[Information given start]

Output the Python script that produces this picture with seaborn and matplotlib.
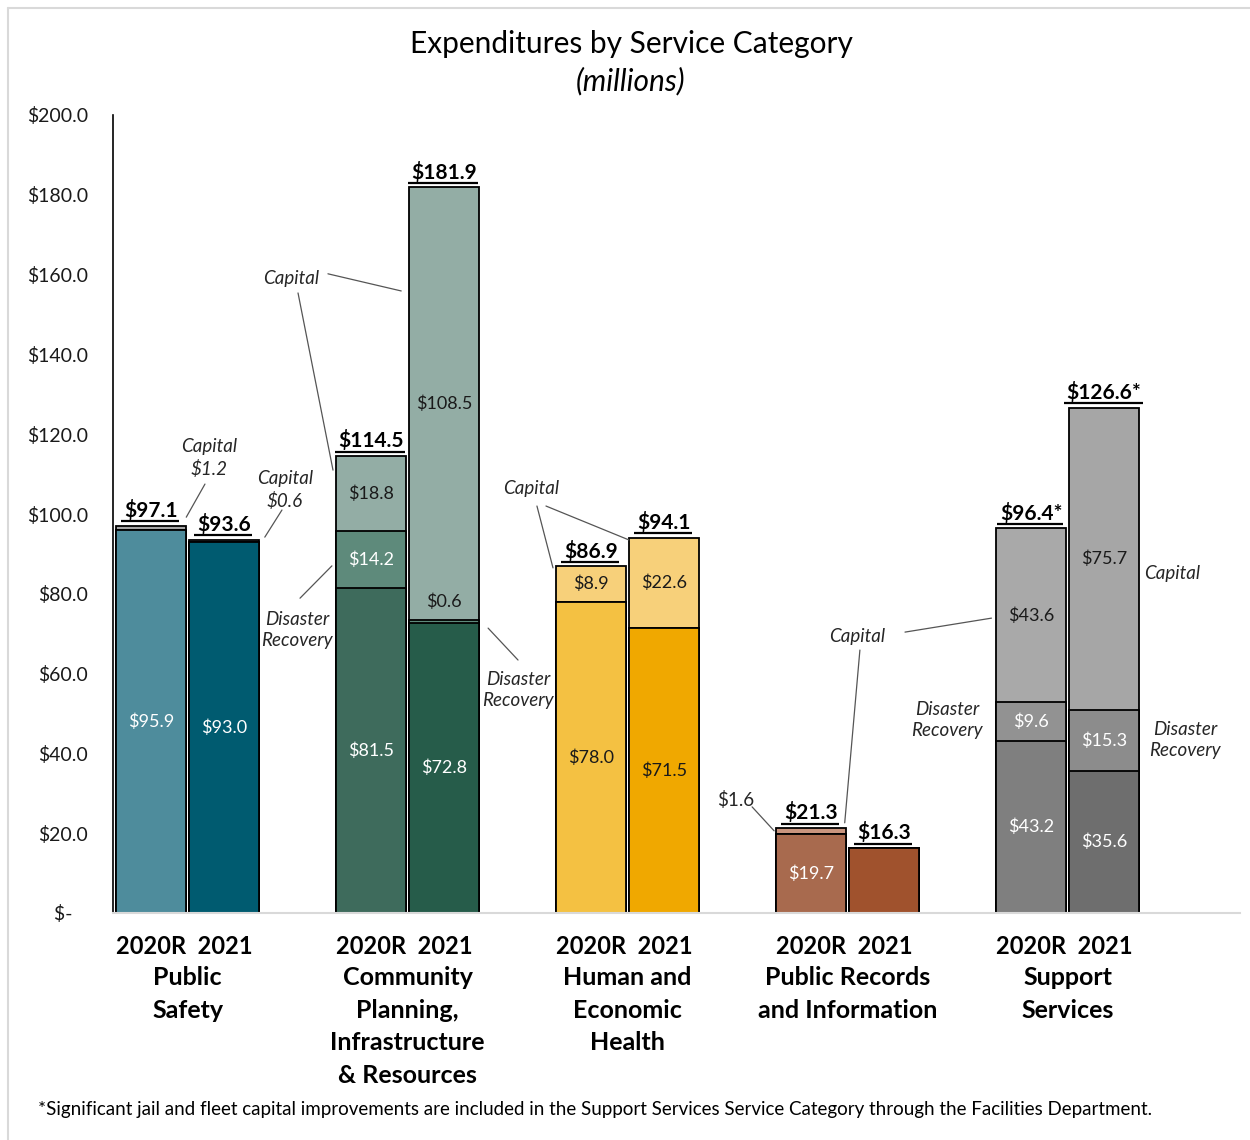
import numpy as np
import pandas as pd
import matplotlib
matplotlib.use("Agg")
import matplotlib.pyplot as plt
import seaborn as sns
from matplotlib.lines import Line2D

# ---- data (millions of dollars) ----
categories = ["Public\nSafety",
              "Community\nPlanning,\nInfrastructure\n& Resources",
              "Human and\nEconomic\nHealth",
              "Public Records\nand Information",
              "Support\nServices"]
years = ["2020R", "2021"]

operating_2020r = [95.9, 81.5, 78.0, 19.7, 43.2]
operating_2021 = [93.0, 72.8, 71.5, 16.3, 35.6]
disaster_2020r = [0.0, 14.2, 0.0, 0.0, 9.6]
disaster_2021 = [0.0, 0.6, 0.0, 0.0, 15.3]
capital_2020r = [1.2, 18.8, 8.9, 1.6, 43.6]
capital_2021 = [0.6, 108.5, 22.6, 0.0, 75.7]
total_suffix = ["", "", "", "", "*"]

ytick_values = [0, 20, 40, 60, 80, 100, 120, 140, 160, 180, 200]
ytick_labels = ["$-   ", "$20.0", "$40.0", "$60.0", "$80.0", "$100.0",
                "$120.0", "$140.0", "$160.0", "$180.0", "$200.0"]

footnote = ("*Significant jail and fleet capital improvements are included in the "
            "Support Services Service Category through the Facilities Department.")

# ---- colours ----
operating_colors = {"2020R": ["#4E8C9C", "#3E6B5C", "#F4C142", "#A86A4E", "#7F7F7F"],
                    "2021": ["#005B70", "#265C4A", "#F0A800", "#A0522D", "#6E6E6E"]}
disaster_colors = {"2020R": ["#5E8A7B", "#5E8A7B", "#F4C142", "#A86A4E", "#929292"],
                   "2021": ["#5E8A7B", "#5E8A7B", "#F0A800", "#A0522D", "#8C8C8C"]}
capital_colors = {"2020R": ["#A6A6A6", "#93ADA5", "#F7D07A", "#C9957E", "#A9A9A9"],
                  "2021": ["#A6A6A6", "#93ADA5", "#F7D07A", "#A0522D", "#A6A6A6"]}
operating_text = ["white", "white", "#1a1a1a", "white", "white"]

# ---- long table: one row per bar ----
offset = 0.166
rows = []
for i, cat in enumerate(categories):
    for j, yr in enumerate(years):
        op = [operating_2020r, operating_2021][j][i]
        dr = [disaster_2020r, disaster_2021][j][i]
        cap = [capital_2020r, capital_2021][j][i]
        rows.append(dict(bar=f"{i}-{yr}", cat=i, year=yr,
                         pos=i + (offset if j else -offset),
                         operating=op, disaster=dr, capital=cap,
                         base=op, mid=op + dr, top=op + dr + cap,
                         c_op=operating_colors[yr][i],
                         c_dr=disaster_colors[yr][i],
                         c_cap=capital_colors[yr][i]))
df = pd.DataFrame(rows)
df["top"] = df["top"].round(1)
df["mid"] = df["mid"].round(1)

sns.set_style("white")
plt.rcParams["font.family"] = ["Lato", "DejaVu Sans"]

fig = plt.figure(figsize=(12.5, 11.4), dpi=100)
ax = fig.add_axes([113 / 1250, 227 / 1140, 1127 / 1250, 798 / 1140])

# stacked bars: draw cumulative heights from the top layer down
for col, ccol in [("top", "c_cap"), ("mid", "c_dr"), ("base", "c_op")]:
    sns.barplot(data=df, x="pos", y=col, hue="bar",
                palette=dict(zip(df["bar"], df[ccol])),
                native_scale=True, dodge=False, width=0.964,
                saturation=1, errorbar=None, legend=False,
                edgecolor="black", linewidth=1.3, ax=ax)

ax.set_xlim(-0.339, -0.339 + 1127 / 220)
ax.set_ylim(0, 200)
ax.set_yticks(ytick_values)
ax.set_yticklabels(ytick_labels, fontsize=14, color="#1a1a1a")
ax.set_xticks([])
ax.set_xlabel("")
ax.set_ylabel("")
for s in ["top", "right"]:
    ax.spines[s].set_visible(False)
ax.spines["left"].set_color("black")
ax.spines["left"].set_linewidth(1.2)
ax.spines["bottom"].set_color("#D9D9D9")
ax.spines["bottom"].set_linewidth(1.5)
ax.tick_params(axis="y", direction="out", length=6, width=1.0, color="black", pad=12)

# ---- values inside segments ----
for _, r in df.iterrows():
    x = r["pos"]
    if r["top"] > r["operating"] and r["operating"] >= 5:
        ax.text(x, r["operating"] / 2, f"${r['operating']:.1f}", ha="center", va="center",
                fontsize=13, color=operating_text[r["cat"]])
    if r["disaster"] >= 5:
        ax.text(x, r["operating"] + r["disaster"] / 2, f"${r['disaster']:.1f}",
                ha="center", va="center", fontsize=13, color="white")
    elif r["disaster"] > 0:
        ax.text(x, r["mid"] + 4.5, f"${r['disaster']:.1f}", ha="center", va="center",
                fontsize=13, color="#1a1a1a")
    if r["capital"] >= 5:
        ax.text(x, r["mid"] + r["capital"] / 2, f"${r['capital']:.1f}", ha="center",
                va="center", fontsize=13, color="#1a1a1a")

# ---- totals (bold, underlined) ----
fig.canvas.draw()
renderer = fig.canvas.get_renderer()
inv = ax.transData.inverted()
for _, r in df.iterrows():
    t = ax.text(r["pos"], r["top"] + 3.8, f"${r['top']:.1f}{total_suffix[r['cat']]}",
                ha="center", va="center", fontsize=15, fontweight="bold", color="black")
    bb = t.get_window_extent(renderer)
    (x0, _), (x1, _) = inv.transform([[bb.x0 - 3, 0], [bb.x1 + 1, 0]])
    ax.plot([x0, x1], [r["top"] + 1.1] * 2, color="black", lw=1.6,
            solid_capstyle="butt", clip_on=False)

# ---- callouts ----
ital = dict(fontsize=13.5, fontstyle="italic", color="#262626", ha="center", va="center",
            linespacing=1.3)
lc = dict(color="#555555", lw=0.9)


def bar_edge(cat, yr, side):
    r = df[(df["cat"] == cat) & (df["year"] == yr)].iloc[0]
    return r["pos"] + (0.16 if side == "right" else -0.16), r


ax.text(0.097, 114.0, "Capital\n$1.2", **ital)
xe, r = bar_edge(0, "2020R", "right")
ax.plot([0.079, xe], [107.5, r["top"] + 2.1], **lc)

ax.text(0.443, 106.0, "Capital\n$0.6", **ital)
xe, r = bar_edge(0, "2021", "right")
ax.plot([0.429, xe + 0.025], [101.0, r["top"] + 0.6], **lc)

ax.text(0.47, 159.1, "Capital", **ital)
xe, r = bar_edge(1, "2021", "left")
ax.plot([0.638, xe - 0.035], [160.2, 155.9], **lc)
xe, r = bar_edge(1, "2020R", "left")
ax.plot([0.502, xe - 0.013], [155.4, 111.0], **lc)

ax.text(0.497, 70.9, "Disaster\nRecovery", **ital)
ax.plot([0.511, xe - 0.018], [78.9, 87.0], **lc)

ax.text(1.502, 55.9, "Disaster\nRecovery", **ital)
xe, r = bar_edge(1, "2021", "right")
ax.plot([1.502, xe + 0.04], [63.4, 71.4], **lc)

ax.text(1.561, 106.3, "Capital", **ital)
xe, r = bar_edge(2, "2020R", "left")
ax.plot([1.588, xe - 0.013], [102.0, 86.5], **lc)
xe, r = bar_edge(2, "2021", "left")
ax.plot([1.629, xe], [102.0, r["top"] - 0.6], **lc)

ax.text(2.493, 28.3, "$1.6", fontsize=13.5, color="#262626", ha="center", va="center")
xe, r = bar_edge(3, "2020R", "left")
ax.plot([2.566, xe - 0.008], [26.6, r["top"] - 0.7], **lc)

ax.text(3.042, 69.2, "Capital", **ital)
xe, r = bar_edge(3, "2020R", "right")
ax.plot([3.056, xe - 0.007], [65.9, r["top"] + 1.3], **lc)
xe, r = bar_edge(4, "2020R", "left")
ax.plot([3.261, xe - 0.02], [70.4, 73.9], **lc)

ax.text(3.452, 48.4, "Disaster\nRecovery", **ital)
ax.text(4.475, 85.0, "Capital", **ital)
ax.text(4.535, 43.4, "Disaster\nRecovery", **ital)

# ---- category axis labels ----
xt = ax.get_xaxis_transform()
year_row = "  ".join(years)
for i, cat in enumerate(categories):
    ax.text(i - 0.015, -0.0426, year_row, transform=xt, ha="center", va="center",
            fontsize=17, fontweight="bold", color="black")
    ax.text(i, -0.067, cat, transform=xt, ha="center", va="top", fontsize=18,
            fontweight="bold", color="black", linespacing=1.5)

# ---- titles, footnote, frame ----
fig.text(631 / 1250, 1 - 44 / 1140, "Expenditures by Service Category", ha="center",
         va="center", fontsize=21.5, color="black")
fig.text(631 / 1250, 1 - 81 / 1140, "(millions)", ha="center", va="center",
         fontsize=21.5, fontstyle="italic", color="black")
fig.text(38 / 1250, 1 - 1110 / 1140, footnote, ha="left", va="center", fontsize=13.5,
         color="black")

fig.add_artist(Line2D([8 / 1250, 8 / 1250], [0, 1 - 8 / 1140], transform=fig.transFigure,
                      color="#D9D9D9", lw=1.5))
fig.add_artist(Line2D([8 / 1250, 1], [1 - 8 / 1140, 1 - 8 / 1140], transform=fig.transFigure,
                      color="#D9D9D9", lw=1.5))

fig.savefig("out.png", dpi=100, facecolor="white")
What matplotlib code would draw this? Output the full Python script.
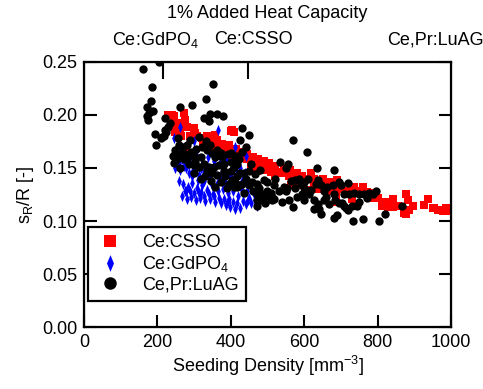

[Information given end]

### Exercise aim
Each line above that includes "draw" should be shown.

### Reply to the exercise
# stacked bars: draw cumulative heights from the top layer down
fig.canvas.draw()
What matplotlib code would draw this? Output the full Python script.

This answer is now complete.